Emirati director Nayla Al Khaja on how film is changing in the Arab world

Culture
Emirati director Nayla Al Khaja on how film is changing in the Arab world
Emirati film director Nayla Al Khaja always knew she was destined to tell stories. As a girl, she was captivated by her father’s film collection, in particular, his assortment of black and white Indian films, which she would watch over and over again.

“This was before the dance and colour came into pictures, just real stories that are very heart-wrenching, you know?” she tells The National. “I think it really impacted me as a child. I fell in love with storytelling through a film called Boot Polish. I watched that so many times, I think that was where the first trigger happened.” As a young woman, Al Khaja had to break through several barriers to follow her dream, including moving overseas alone to study and marrying a Swiss man, Christian Peter. “To me, those were very normal things to want to do,” she says. “But obviously in the context of family parameters, they weren't.”

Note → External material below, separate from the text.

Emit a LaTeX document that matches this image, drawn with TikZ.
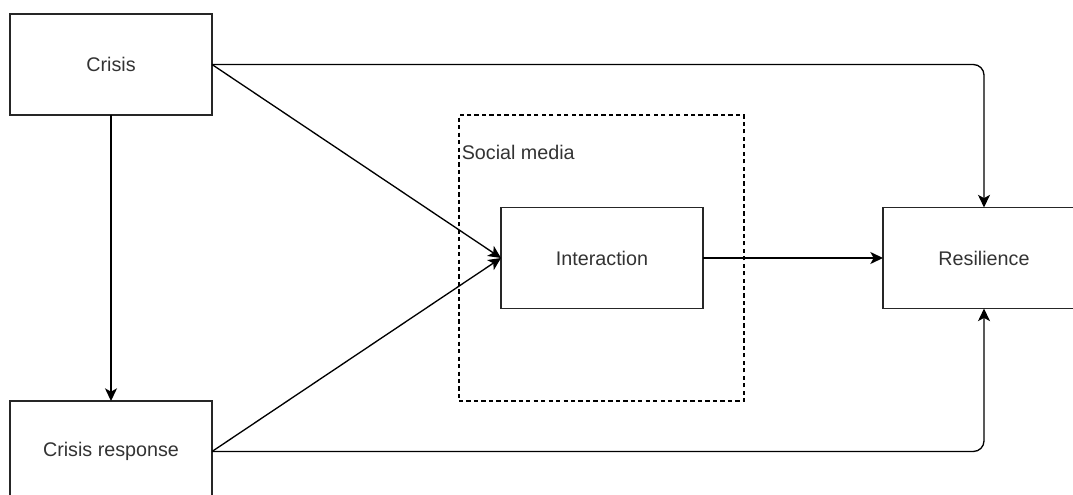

And Al Khaja, who spoke at this month's Forbes 30/50 Summit in Abu Dhabi, which focused on inspiring and powerful women who have achieved success in their relative fields, has continued to break barriers throughout her career. Not only is she the first female writer, director and producer from the UAE, but she is not afraid to tread unexplored waters in her storytelling.

Her short film, Arabana, for example centres on child abuse in the UAE, while Malal revolves around the challenges a young Emirati couple face after an arranged marriage.

Al Khaja’s works are evidence of just how much the region’s film industry has developed in the two decades since she started out.

“It's changed so much,” she says. “There's more tolerance to the kind of content I want to create. There's more bandwidth to be able to write stuff and shoot here. There are so many filmmakers now and many more females who have come after me that are also leaving a dent behind, so that's fantastic.”

Perhaps the biggest change to filmmaking in the region, though, says Al Khaja, is the rapid expansion of cinema in Saudi Arabia.

“Take Vox Cinemas. They're here, they're the dominant exhibitors. But because they now have so many new branches there, it means that instead of, for example, making a film for a million people, now I can make it for two, because I'm able to have enough theatres to sell tickets. It just really helps investors to get excited about the industry here as a business. And it then helps to ignite voices from this part of the world to be able to tell their stories. Because now there's enough people to watch your films.”

But as Al Khaja has recently learnt first-hand, it’s not only people in the Middle East who want to watch Arab films. In November, her first full-length feature film, The Shadow, and her 2016 short, Animal, were picked up by global streaming service Netflix, and have since been watched by audiences in more than 150 countries.

“I have had people messaging from Germany, from Tunisia, from all over,” she says. “The language of cinema is for everyone. You can watch a film that's not in your language and fall in love with it just as easily. Thanks to platforms like Netflix, we are exposed to so many more foreign films and series, and I have discovered so many amazing things because of it.

“Film is a very mobile medium. Film can travel like no other art form. Dance and paintings, for example, you'll find in a gallery or on a stage. But a film, you can have it on your phone in your pocket. That's why it's powerful, it's such a fluid medium. It finds its place in the most obscure lands, it has that power to spread so fast.”

Al Khaja is currently working on her forthcoming feature, a mystery thriller titled Baab, set in Ras Al Khaimah, for which she is teaming up with Oscar-winning composer A R Rahman, who earned global fame for his work on the soundtrack of Slumdog Millionaire. He will score the music for the film, which is set to begin shooting this year.

Co-written by Al Khaja and writer Masoud Amralla Al Ali, Baab follows Wahida, who is haunted by the mysterious death of her twin sister. The discovery of hidden cassette tapes then leads her on a relentless pursuit to find answers and deal with her own grief.

Al Khaja announced the film together with Rahman at last year's Cannes Film Festival. Speaking at the time, Rahman said: "I’m delighted to be working with Nayla on her feature film. She’s a passionate and promising filmmaker and an important creative voice within the Gulf region.

“The script is enigmatic, thought-provoking and promises to be both visually and emotionally engaging for universal audiences. I’m looking forward to the journey.”

Despite her success, Al Khaja still feels the enormous weight of being a trailblazer for the region, a feeling she says is counteracted by an immense sense of pride.

“There's a big pressure to deliver and to succeed,” she says. “A pressure to be a role model to other younger girls and boys. I'm intrinsically and deeply in love with the medium of storytelling, but I'm also very much touched when I get letters from young adults, which I still do about how they chose film because of the films that I've made. And that's always a big responsibility, but I'm also extremely humbled and grateful for that.

“I am so proud as a UAE national and as the first female. I find myself as an ambassador for my country through the power of storytelling. I'm honoured to showcase the beauty of my land.”